▸ Instruction: Return each line of the data below verbatim; pictures are to be left out.
---------- Dataset section
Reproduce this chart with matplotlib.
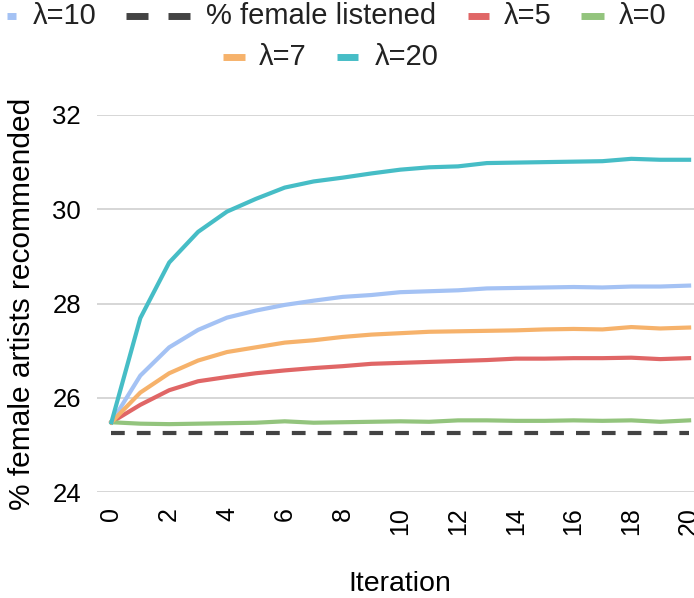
import matplotlib
matplotlib.use('Agg')
import matplotlib.pyplot as plt
from matplotlib.lines import Line2D

plt.rcParams['font.family'] = ['Liberation Sans', 'DejaVu Sans']

# data
iterations = list(range(21))
lam10 = [25.48, 26.47, 27.07, 27.44, 27.70, 27.85, 27.97, 28.06, 28.14, 28.18, 28.24,
         28.26, 28.28, 28.32, 28.33, 28.34, 28.35, 28.34, 28.36, 28.36, 28.38]
lam5 = [25.48, 25.85, 26.16, 26.35, 26.44, 26.52, 26.58, 26.63, 26.67, 26.72, 26.74,
        26.76, 26.78, 26.80, 26.83, 26.83, 26.84, 26.84, 26.85, 26.82, 26.84]
lam0 = [25.48, 25.45, 25.44, 25.45, 25.46, 25.47, 25.50, 25.47, 25.48, 25.49, 25.50,
        25.49, 25.52, 25.52, 25.51, 25.51, 25.52, 25.51, 25.52, 25.49, 25.52]
lam7 = [25.48, 26.11, 26.52, 26.79, 26.97, 27.07, 27.17, 27.22, 27.29, 27.34, 27.37,
        27.40, 27.41, 27.42, 27.43, 27.45, 27.46, 27.45, 27.50, 27.47, 27.49]
lam20 = [25.48, 27.69, 28.87, 29.52, 29.95, 30.22, 30.46, 30.59, 30.67, 30.76, 30.84,
         30.89, 30.91, 30.98, 30.99, 31.00, 31.01, 31.02, 31.07, 31.05, 31.05]
female_listened = 25.26

labels = ['λ=10', '% female listened', 'λ=5', 'λ=0', 'λ=7', 'λ=20']
colors = ['#a4c2f4', '#434343', '#e06666', '#93c47d', '#f6b26b', '#46bdc6']

W, H = 694, 598
fig = plt.figure(figsize=(W / 100, H / 100), dpi=100)
ax = fig.add_axes([97 / W, 1 - 492 / H, 1 - 97 / W, (492 - 115) / H])

series = [lam10, [female_listened] * len(iterations), lam5, lam0, lam7, lam20]
for vals, lab, col in zip(series, labels, colors):
    if lab.startswith('%'):
        ax.plot(iterations, vals, color=col, lw=3.0, dashes=(3.3, 2.9), label=lab)
    else:
        ax.plot(iterations, vals, color=col, lw=3.0, label=lab, solid_joinstyle='round')

ax.set_xlim(-0.5, 20.17)
ax.set_ylim(24, 32)
ax.set_yticks([24, 26, 28, 30, 32])
ax.set_xticks(range(0, 21, 2))
ax.tick_params(axis='x', labelrotation=90, length=0, pad=11, labelsize=18)
ax.tick_params(axis='y', length=0, pad=11.5, labelsize=18.5)
ax.grid(axis='y', color='#cccccc', lw=1.1)
ax.set_axisbelow(True)
for s in ax.spines.values():
    s.set_visible(False)

ax.set_ylabel('% female artists recommended', fontsize=21.5, va='center')
ax.yaxis.set_label_coords(-(97 - 22) / 597, 0.5)
ax.set_xlabel('Iteration', fontsize=20.5, va='center')
ax.xaxis.set_label_coords((400 - 97) / 597, -(584 - 492) / 377)

# legend drawn in two centred rows like the original
def fx(px):
    return px / W

def fy(py):
    return 1 - py / H

slots = [(16, 7, 16, 33), (16, 126, 190, 206), (16, 468, 489, 504), (16, 581, 604, 619),
         (57, 223, 245, 259), (57, 337, 358, 375)]
for (row, x0, x1, tx), lab, col in zip(slots, labels, colors):
    if lab.startswith('%'):
        for a, b in [(x0, x0 + 22), (x1 - 22, x1)]:
            fig.add_artist(Line2D([fx(a), fx(b)], [fy(row), fy(row)], transform=fig.transFigure,
                                  color=col, lw=5, solid_capstyle='butt'))
    else:
        fig.add_artist(Line2D([fx(x0), fx(x1)], [fy(row), fy(row)], transform=fig.transFigure,
                              color=col, lw=5, solid_capstyle='butt'))
    fig.text(fx(tx), fy(row), lab, fontsize=21, ha='left', va='center', color='#222222')

fig.savefig('out.png', dpi=100)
--------------------
▸ Response to the task:
Reproduce this chart with matplotlib.
import matplotlib
matplotlib.use('Agg')
import matplotlib.pyplot as plt
from matplotlib.lines import Line2D

plt.rcParams['font.family'] = ['Liberation Sans', 'DejaVu Sans']

# data
iterations = list(range(21))
lam10 = [25.48, 26.47, 27.07, 27.44, 27.70, 27.85, 27.97, 28.06, 28.14, 28.18, 28.24,
         28.26, 28.28, 28.32, 28.33, 28.34, 28.35, 28.34, 28.36, 28.36, 28.38]
lam5 = [25.48, 25.85, 26.16, 26.35, 26.44, 26.52, 26.58, 26.63, 26.67, 26.72, 26.74,
        26.76, 26.78, 26.80, 26.83, 26.83, 26.84, 26.84, 26.85, 26.82, 26.84]
lam0 = [25.48, 25.45, 25.44, 25.45, 25.46, 25.47, 25.50, 25.47, 25.48, 25.49, 25.50,
        25.49, 25.52, 25.52, 25.51, 25.51, 25.52, 25.51, 25.52, 25.49, 25.52]
lam7 = [25.48, 26.11, 26.52, 26.79, 26.97, 27.07, 27.17, 27.22, 27.29, 27.34, 27.37,
        27.40, 27.41, 27.42, 27.43, 27.45, 27.46, 27.45, 27.50, 27.47, 27.49]
lam20 = [25.48, 27.69, 28.87, 29.52, 29.95, 30.22, 30.46, 30.59, 30.67, 30.76, 30.84,
         30.89, 30.91, 30.98, 30.99, 31.00, 31.01, 31.02, 31.07, 31.05, 31.05]
female_listened = 25.26

labels = ['λ=10', '% female listened', 'λ=5', 'λ=0', 'λ=7', 'λ=20']
colors = ['#a4c2f4', '#434343', '#e06666', '#93c47d', '#f6b26b', '#46bdc6']

W, H = 694, 598
fig = plt.figure(figsize=(W / 100, H / 100), dpi=100)
ax = fig.add_axes([97 / W, 1 - 492 / H, 1 - 97 / W, (492 - 115) / H])

series = [lam10, [female_listened] * len(iterations), lam5, lam0, lam7, lam20]
for vals, lab, col in zip(series, labels, colors):
    if lab.startswith('%'):
        ax.plot(iterations, vals, color=col, lw=3.0, dashes=(3.3, 2.9), label=lab)
    else:
        ax.plot(iterations, vals, color=col, lw=3.0, label=lab, solid_joinstyle='round')

ax.set_xlim(-0.5, 20.17)
ax.set_ylim(24, 32)
ax.set_yticks([24, 26, 28, 30, 32])
ax.set_xticks(range(0, 21, 2))
ax.tick_params(axis='x', labelrotation=90, length=0, pad=11, labelsize=18)
ax.tick_params(axis='y', length=0, pad=11.5, labelsize=18.5)
ax.grid(axis='y', color='#cccccc', lw=1.1)
ax.set_axisbelow(True)
for s in ax.spines.values():
    s.set_visible(False)

ax.set_ylabel('% female artists recommended', fontsize=21.5, va='center')
ax.yaxis.set_label_coords(-(97 - 22) / 597, 0.5)
ax.set_xlabel('Iteration', fontsize=20.5, va='center')
ax.xaxis.set_label_coords((400 - 97) / 597, -(584 - 492) / 377)

# legend drawn in two centred rows like the original
def fx(px):
    return px / W

def fy(py):
    return 1 - py / H

slots = [(16, 7, 16, 33), (16, 126, 190, 206), (16, 468, 489, 504), (16, 581, 604, 619),
         (57, 223, 245, 259), (57, 337, 358, 375)]
for (row, x0, x1, tx), lab, col in zip(slots, labels, colors):
    if lab.startswith('%'):
        for a, b in [(x0, x0 + 22), (x1 - 22, x1)]:
            fig.add_artist(Line2D([fx(a), fx(b)], [fy(row), fy(row)], transform=fig.transFigure,
                                  color=col, lw=5, solid_capstyle='butt'))
    else:
        fig.add_artist(Line2D([fx(x0), fx(x1)], [fy(row), fy(row)], transform=fig.transFigure,
                              color=col, lw=5, solid_capstyle='butt'))
    fig.text(fx(tx), fy(row), lab, fontsize=21, ha='left', va='center', color='#222222')

fig.savefig('out.png', dpi=100)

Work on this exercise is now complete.